Question to the Ministry of Housing, Communities and Local Government:
To ask the Secretary of State for Housing, Communities and Local Government, what information her Department collects on the number of buildings where residents have been decanted due to building safety concerns.
Decants arise in one of two ways – either in a planned way as part of a schedule of works or as an emergency situation due to emerging safety concerns. Not all decants are reported to the department, particularly if they are planned. Emergency decants are a local operational matter led either by the entity responsible for the building or local regulators. Where emergency decants are reported to the department we work with local regulators and responsible entities to ensure residents are placed at the centre of decision making by all parties. In the past 12 months’ six emergency decants have been reported to the department, three of which took place as a result of enforcement action. The department also works collaboratively with local regulators and other parties to prevent decants from taking place and in the past 12 months this work has allowed over 1500 households to remain in their homes safely.

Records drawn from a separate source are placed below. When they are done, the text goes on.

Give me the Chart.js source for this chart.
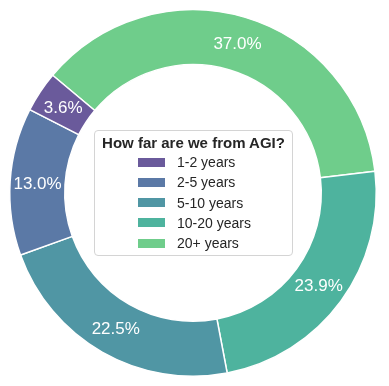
<!DOCTYPE html>
<html>
<head>
<meta charset="utf-8">
<script src="https://cdn.jsdelivr.net/npm/chart.js@4"></script>
<style>
  html, body { margin: 0; padding: 0; background: #ffffff; }
  #wrap { position: relative; width: 389px; height: 386px; font-family: "Liberation Sans", Arial, sans-serif; }
  canvas { position: absolute; left: 0; top: 0; }
  #legend { position: absolute; left: 94px; top: 130px; width: 197px; height: 124px;
    border: 1px solid #d4d4d4; border-radius: 4px; background: #ffffff; box-sizing: content-box; }
  #legend .title { position: absolute; left: 0; width: 100%; top: 3px; text-align: center;
    font-weight: bold; font-size: 15px; color: #262626; line-height: 18px; white-space: nowrap; }
  #legend .patch { position: absolute; left: 43px; width: 27px; height: 9px; }
  #legend .lab { position: absolute; left: 82px; font-size: 14px; color: #262626; line-height: 16px; white-space: nowrap; }
</style>
</head>
<body>
<div id="wrap">
  <canvas id="c" width="389" height="386"></canvas>
  <div id="legend"></div>
</div>
<script>
const legendTitle = "How far are we from AGI?";
const categories = ["1-2 years", "2-5 years", "5-10 years", "10-20 years", "20+ years"];
const percentages = [3.6, 13.0, 22.5, 23.9, 37.0];
const colors = ["#6a5a9b", "#5b79a6", "#5096a4", "#4eb39e", "#6fcd8b"];

// matplotlib draws counter-clockwise; Chart.js draws clockwise -> reverse order
const chartLabels = categories.slice().reverse();
const chartValues = percentages.slice().reverse();
const chartColors = colors.slice().reverse();

const pctLabels = {
  id: 'pctLabels',
  afterDatasetsDraw(chart) {
    const ctx = chart.ctx;
    const meta = chart.getDatasetMeta(0);
    ctx.save();
    ctx.fillStyle = '#ffffff';
    ctx.font = '17px "Liberation Sans", Arial, sans-serif';
    ctx.textAlign = 'center';
    ctx.textBaseline = 'middle';
    meta.data.forEach((arc, i) => {
      const p = arc.getCenterPoint();
      ctx.fillText(chartValues[i].toFixed(1) + '%', p.x, p.y + 1);
    });
    ctx.restore();
  }
};

new Chart(document.getElementById('c'), {
  type: 'doughnut',
  data: {
    labels: chartLabels,
    datasets: [{
      data: chartValues,
      backgroundColor: chartColors,
      borderColor: '#ffffff',
      borderWidth: 1.5,
      hoverOffset: 0
    }]
  },
  options: {
    responsive: false,
    animation: false,
    devicePixelRatio: 1,
    rotation: -50,
    cutout: '70%',
    layout: { padding: { left: 9, right: 12, top: 9, bottom: 9 } },
    plugins: { legend: { display: false }, tooltip: { enabled: false } }
  },
  plugins: [pctLabels]
});

// legend overlay
const lg = document.getElementById('legend');
const t = document.createElement('div');
t.className = 'title';
t.textContent = legendTitle;
lg.appendChild(t);
categories.forEach((name, i) => {
  const cy = 31 + i * 20.3;
  const p = document.createElement('div');
  p.className = 'patch';
  p.style.top = (cy - 4.5) + 'px';
  p.style.background = colors[i];
  lg.appendChild(p);
  const l = document.createElement('div');
  l.className = 'lab';
  l.style.top = (cy - 8) + 'px';
  l.textContent = name;
  lg.appendChild(l);
});
</script>
</body>
</html>
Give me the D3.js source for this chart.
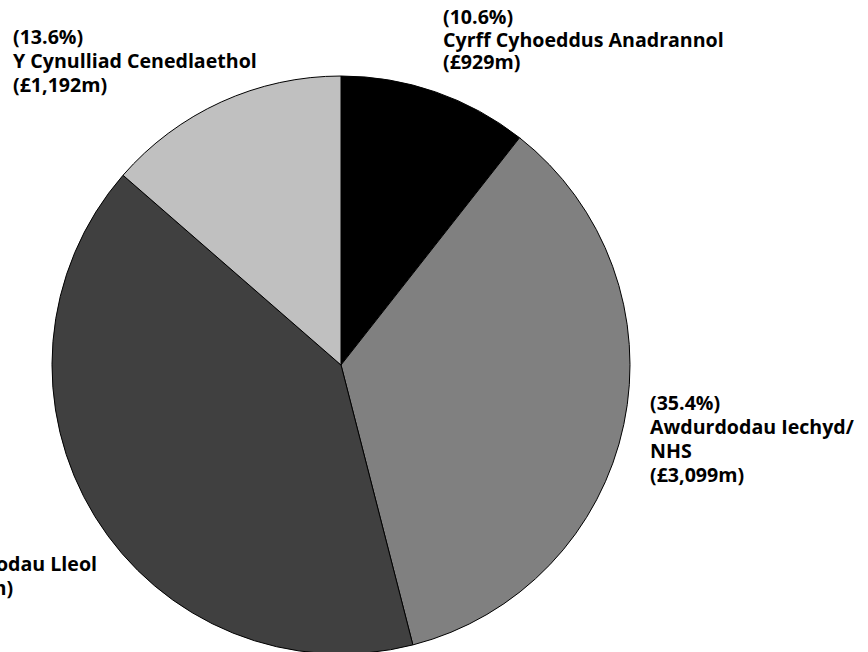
<!DOCTYPE html>
<html>
<head>
<meta charset="utf-8">
<script src="https://cdn.jsdelivr.net/npm/d3@7"></script>
<style>
  body { margin: 0; background: #fff; }
  svg { display: block; }
  text { font-family: "Open Sans", "DejaVu Sans", sans-serif; font-weight: bold; font-size: 19.6px; fill: #000; }
</style>
</head>
<body>
<svg id="chart"></svg>
<script>
// slices clockwise from 12 o'clock
const names = [
  ["Cyrff Cyhoeddus Anadrannol"],
  ["Awdurdodau Iechyd/", "NHS"],
  ["Awdurdodau Lleol"],
  ["Y Cynulliad Cenedlaethol"]
];
const shares = [10.6, 35.4, 40.4, 13.6];
const amounts = ["£929m", "£3,099m", "£3,540m", "£1,192m"];
const colours = ["#000000", "#808080", "#404040", "#c0c0c0"];

const width = 868, height = 652;
const cx = 341, cy = 365, radius = 289;

const svg = d3.select("#chart").attr("width", width).attr("height", height);
const g = svg.append("g").attr("transform", "translate(" + cx + "," + cy + ")");

const pie = d3.pie().sort(null).value(d => d);
const arc = d3.arc().innerRadius(0).outerRadius(radius);

g.selectAll("path")
  .data(pie(shares))
  .enter()
  .append("path")
  .attr("d", arc)
  .attr("fill", (d, i) => colours[i])
  .attr("stroke", "#000")
  .attr("stroke-width", 1);

// label anchors: [x, first baseline, line height]; null x = left label whose name line ends at x=97
const labelPos = [[443, 24, 22.5], [650, 410, 24], [null, 547, 24], [13, 44, 24]];

names.forEach((nm, i) => {
  const lines = ["(" + shares[i].toFixed(1) + "%)"].concat(nm, ["(" + amounts[i] + ")"]);
  const t = svg.append("text");
  lines.forEach((l, j) => {
    t.append("tspan").attr("x", 0).attr("y", labelPos[i][1] + j * labelPos[i][2]).text(l);
  });
  let x = labelPos[i][0];
  if (x === null) {
    const w = t.selectAll("tspan").nodes()[1].getComputedTextLength();
    x = 97 - w;
  }
  t.selectAll("tspan").attr("x", x);
});
</script>
</body>
</html>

When local authorities take enforcement action against a mid or high-rise residential building the department asks the local authority to voluntarily upload details to a designated data platform. Local authorities share details of buildings subject to enforcement under powers within the 2004 Housing Act, including inspections, information gathering notices and statutory notices requiring action (such as improvement and prohibition notices). Local authorities can also share data pertaining to remediation orders and remediation contribution orders under the Building Safety Act 2022. We publish enforcement information as part of the monthly remediation data release here: https://www.gov.uk/government/collections/building-safety-remediation.
The department does not collect comprehensive data on the number of buildings requiring a waking watch due to enforcement for building safety failures, nor where the costs of the waking watch fall as a result of enforcement action taken by local regulators.